To answer your questions:
== I shot about 300 photos over about a 3 hour period. And choosing the best ones, narrowing it down to just 25, was quite a task as these all looked quite good to me. I made the selection in part to present a range of different points of view. Since many good pictures repeated the same basic shot, I eliminated the ones that repeated. Overall I wanted to give a sense, a feeling, for the event as if you had walked around the floor and looked at it from different angles, which in fact I did. While this resulted in a much lower ratio of pictures taken to pictures displayed than I recommended in Biggest Mistake article, in this case just about every picture worked -- there were few duds.

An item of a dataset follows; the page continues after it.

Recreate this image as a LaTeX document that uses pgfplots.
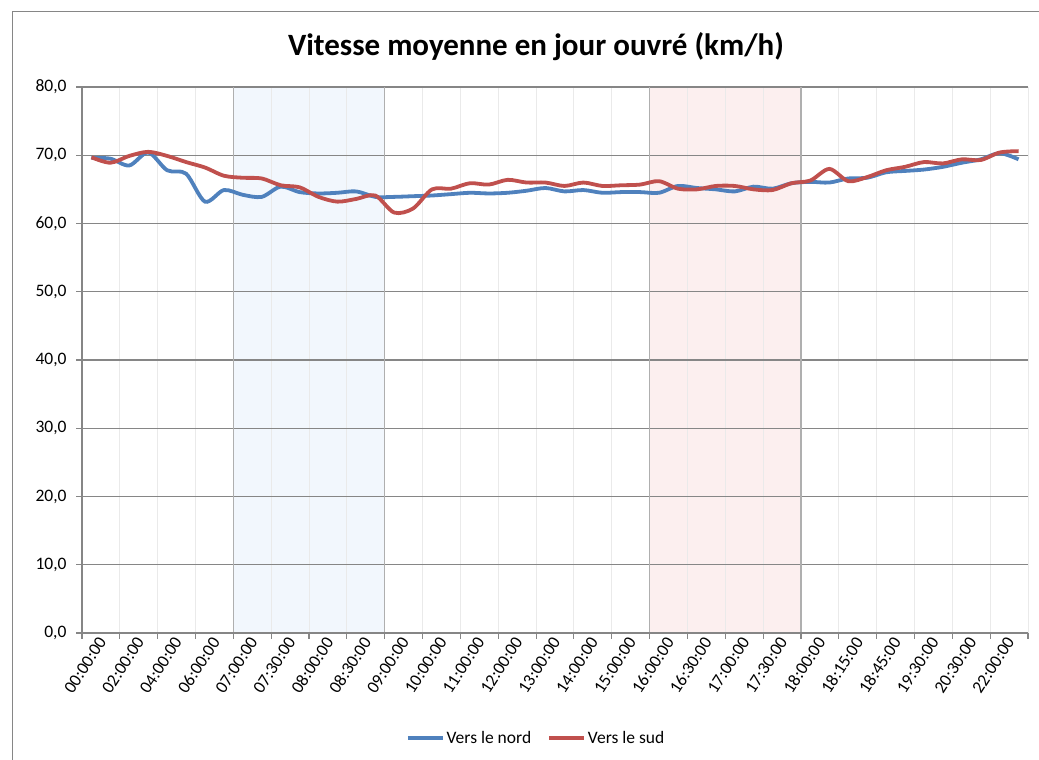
\documentclass[border=0pt]{standalone}
\usepackage{pgfplots}
\pgfplotsset{compat=1.18}
\usepackage{fontspec}
\setmainfont{Carlito}
\definecolor{nord}{RGB}{79,129,189}
\definecolor{sud}{RGB}{192,80,77}
\definecolor{gridc}{RGB}{134,134,134}
\definecolor{vgrid}{RGB}{234,234,234}
\definecolor{shadeb}{RGB}{242,247,253}
\definecolor{shader}{RGB}{252,239,239}
\definecolor{edge}{RGB}{175,175,175}
\pgfplotstableread{
i nord sud
0 69.6 69.7
1 69.5 68.9
2 68.5 69.9
3 70.4 70.5
4 67.8 69.9
5 67.3 69.0
6 63.2 68.2
7 64.9 67.0
8 64.2 66.7
9 63.9 66.6
10 65.4 65.6
11 64.6 65.3
12 64.4 63.9
13 64.5 63.2
14 64.7 63.6
15 63.9 64.1
16 63.9 61.6
17 64.0 62.2
18 64.1 65.0
19 64.3 65.1
20 64.5 65.9
21 64.4 65.7
22 64.5 66.4
23 64.8 66.0
24 65.2 66.0
25 64.7 65.5
26 64.9 66.0
27 64.5 65.5
28 64.6 65.6
29 64.6 65.7
30 64.5 66.2
31 65.5 65.1
32 65.2 65.0
33 65.0 65.5
34 64.7 65.5
35 65.4 65.0
36 65.1 64.9
37 65.9 65.9
38 66.1 66.3
39 66.0 68.0
40 66.6 66.2
41 66.7 66.8
42 67.5 67.8
43 67.7 68.3
44 67.9 69.0
45 68.3 68.8
46 68.9 69.4
47 69.4 69.3
48 70.3 70.4
49 69.4 70.6
}\speeds
\begin{document}
\begin{tikzpicture}[x=1bp,y=1bp]
\begin{axis}[
  set layers=standard,
  at={(82bp,127bp)}, anchor=south west,
  scale only axis, width=946bp, height=546bp,
  xmin=-0.5, xmax=49.5, ymin=0, ymax=80,
  axis x line*=bottom, axis y line*=left,
  axis line style={gridc, line width=1.1bp},
  ytick={0,10,...,80},
  ymajorgrids, major grid style={gridc, line width=1.1bp},
  xtick={0,2,...,48},
  xticklabels={00:00:00,02:00:00,04:00:00,06:00:00,07:00:00,07:30:00,08:00:00,08:30:00,09:00:00,10:00:00,11:00:00,12:00:00,13:00:00,14:00:00,15:00:00,16:00:00,16:30:00,17:00:00,17:30:00,18:00:00,18:15:00,18:45:00,19:30:00,20:30:00,22:00:00},
  minor xtick={-0.5,1.5,...,49.5},
  xminorgrids, minor grid style={vgrid, line width=1bp},
  tick align=outside,
  x tick style={draw=none},
  minor x tick style={draw=gridc, line width=1.1bp},
  minor tick length=6bp,
  y tick style={gridc, line width=1.1bp},
  major tick length=6bp,
  /pgf/number format/assume math mode=true,
  y tick label style={/pgf/number format/fixed, /pgf/number format/fixed zerofill, /pgf/number format/precision=1, /pgf/number format/use comma, anchor=east, xshift=-6bp},
  tick label style={font=\fontsize{17.5bp}{20bp}\selectfont, text=black},
  xticklabel style={rotate=57, anchor=east, inner sep=0pt, xshift=6bp, yshift=-9bp},
  legend style={at={(0.48,-0.192)}, anchor=center, draw=none, fill=none,
    legend columns=2, font=\fontsize{17.5bp}{20bp}\selectfont,
    /tikz/every even column/.append style={column sep=14bp}},
  legend image code/.code={\draw[#1, line width=3.8bp] (0bp,0bp) -- (35bp,0bp);},
  clip=false,
]
\begin{pgfonlayer}{axis background}
\fill[shadeb] (7.5,0) rectangle (15.5,80);
\fill[shader] (29.5,0) rectangle (37.5,80);
\end{pgfonlayer}
\begin{pgfonlayer}{axis grid}
\draw[edge, line width=1.1bp] (7.5,0) -- (7.5,80);
\draw[edge, line width=1.1bp] (15.5,0) -- (15.5,80);
\draw[edge, line width=1.1bp] (29.5,0) -- (29.5,80);
\draw[edge, line width=1.1bp] (37.5,0) -- (37.5,80);
\end{pgfonlayer}
\addplot[nord, line width=3.8bp, smooth, tension=0.5] table[x=i, y=nord] {\speeds};
\addlegendentry{Vers le nord}
\addplot[sud, line width=3.8bp, smooth, tension=0.5] table[x=i, y=sud] {\speeds};
\addlegendentry{Vers le sud}
\end{axis}
\node[font=\fontsize{31bp}{36bp}\selectfont\bfseries] at (536bp,713bp) {Vitesse moyenne en jour ouvré (km/h)};
\draw[gridc, line width=1bp] (12bp,0bp) -- (12bp,748bp) -- (1039bp,748bp);
\pgfresetboundingbox
\useasboundingbox (0bp,0bp) rectangle (1039bp,760bp);
\end{tikzpicture}
\end{document}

== I shot these using only subject movement but no camera movement and used wide fixed manual zone focusing (meaning I knew by the f/stop what the range of sharp focus was) which is why the background is somewhat clear. Adding camera movement might have been worth doing which would blur the background but which is much much harder to control. And when I shot these photos almost ten years ago, I did not have the knowledge or the skill to do that -- which I do today.
Further -- in a fast moving situation, it is almost impossible to constantly change the focus -- as the people often move away by the time the new focus is set. And the more critical the focus (i.e., a low f/number), the more difficult it is to photograph when people move beyond the point of focus. And I have found in dark light, automatic focus (at least with this camera) often messed up.